* Given data:
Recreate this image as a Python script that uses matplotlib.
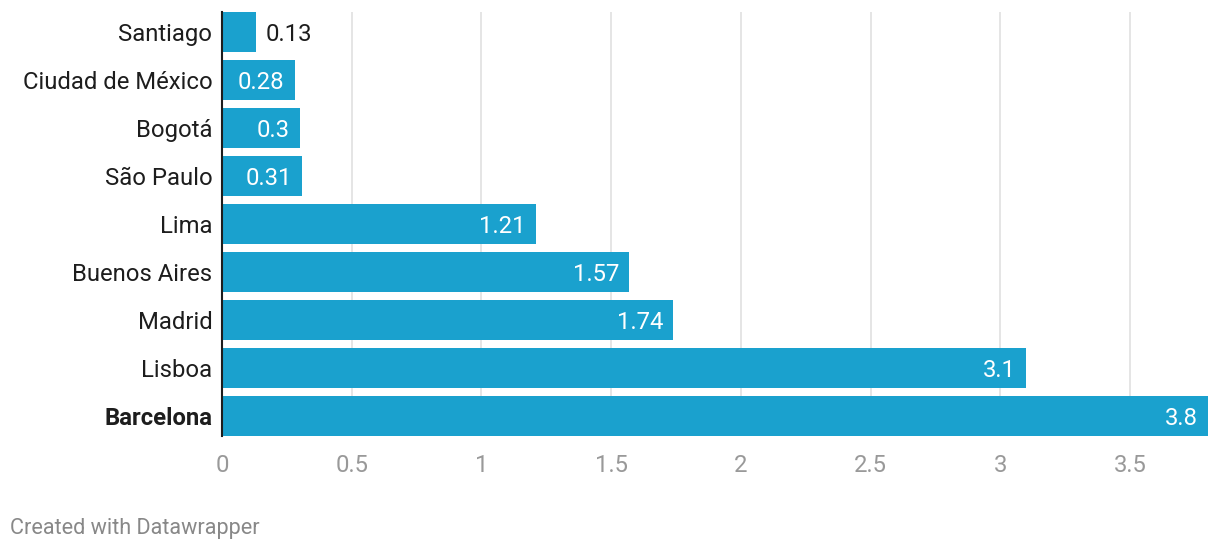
import matplotlib
matplotlib.use("Agg")
import matplotlib.pyplot as plt
from matplotlib import transforms

cities = ["Santiago", "Ciudad de México", "Bogotá", "São Paulo", "Lima",
          "Buenos Aires", "Madrid", "Lisboa", "Barcelona"]
values = [0.13, 0.28, 0.3, 0.31, 1.21, 1.57, 1.74, 3.1, 3.8]
labels = ["0.13", "0.28", "0.3", "0.31", "1.21", "1.57", "1.74", "3.1", "3.8"]
xticks = [0, 0.5, 1, 1.5, 2, 2.5, 3, 3.5]
xticklabels = ["0", "0.5", "1", "1.5", "2", "2.5", "3", "3.5"]
highlight = "Barcelona"

plt.rcParams['font.family'] = ['Roboto', 'DejaVu Sans']

fig = plt.figure(figsize=(12.2, 5.5), dpi=100)
ax = fig.add_axes([222/1220, 1-436/550, 986/1220, 424/550])

FS = 17.2
bar_color = "#1aa1ce"
h = 40/48
ypos = list(range(len(cities)))
ax.barh(ypos, values, height=h, color=bar_color, zorder=2)
ax.set_xlim(0, 3.8)
ax.set_ylim(len(cities) - 1 + h/2, -h/2)

ax.set_xticks(xticks)
ax.set_xticklabels(xticklabels)
ax.grid(axis='x', color='#e3e3e3', linewidth=1.3, zorder=0)
ax.set_axisbelow(True)
ax.tick_params(axis='x', length=0, pad=13, labelsize=FS, labelcolor='#999999')
ax.tick_params(axis='y', length=0, pad=7, labelsize=FS, labelcolor='#1d1d1d')
ax.set_yticks(ypos)
ax.set_yticklabels(cities)
for t in ax.get_yticklabels():
    if t.get_text() == highlight:
        t.set_fontweight('bold')
for s in ['top', 'right', 'bottom']:
    ax.spines[s].set_visible(False)
ax.spines['left'].set_color('#1d1d1d')
ax.spines['left'].set_linewidth(1.5)
ax.spines['left'].set_zorder(3)

for y, v, lab in zip(ypos, values, labels):
    if v < 0.2:
        tr = transforms.offset_copy(ax.transData, fig=fig, x=10, y=0, units='dots')
        ax.text(v, y, lab, transform=tr, ha='left', va='center_baseline',
                fontsize=FS, color='#1d1d1d', zorder=4)
    else:
        tr = transforms.offset_copy(ax.transData, fig=fig, x=-10, y=0, units='dots')
        ax.text(v, y, lab, transform=tr, ha='right', va='center_baseline',
                fontsize=FS, color='white', zorder=4)

fig.text(10/1220, 1-526/550, "Created with Datawrapper", fontsize=15.6,
         color='#888888', ha='left', va='center_baseline')

fig.savefig("out.png", dpi=100)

* Problem description: Begin at the top of the material above and output each line exactly, stopping after the line that holds "from matplotlib import transforms". Leave out pictures.

* Output for this task:
Recreate this image as a Python script that uses matplotlib.
import matplotlib
matplotlib.use("Agg")
import matplotlib.pyplot as plt
from matplotlib import transforms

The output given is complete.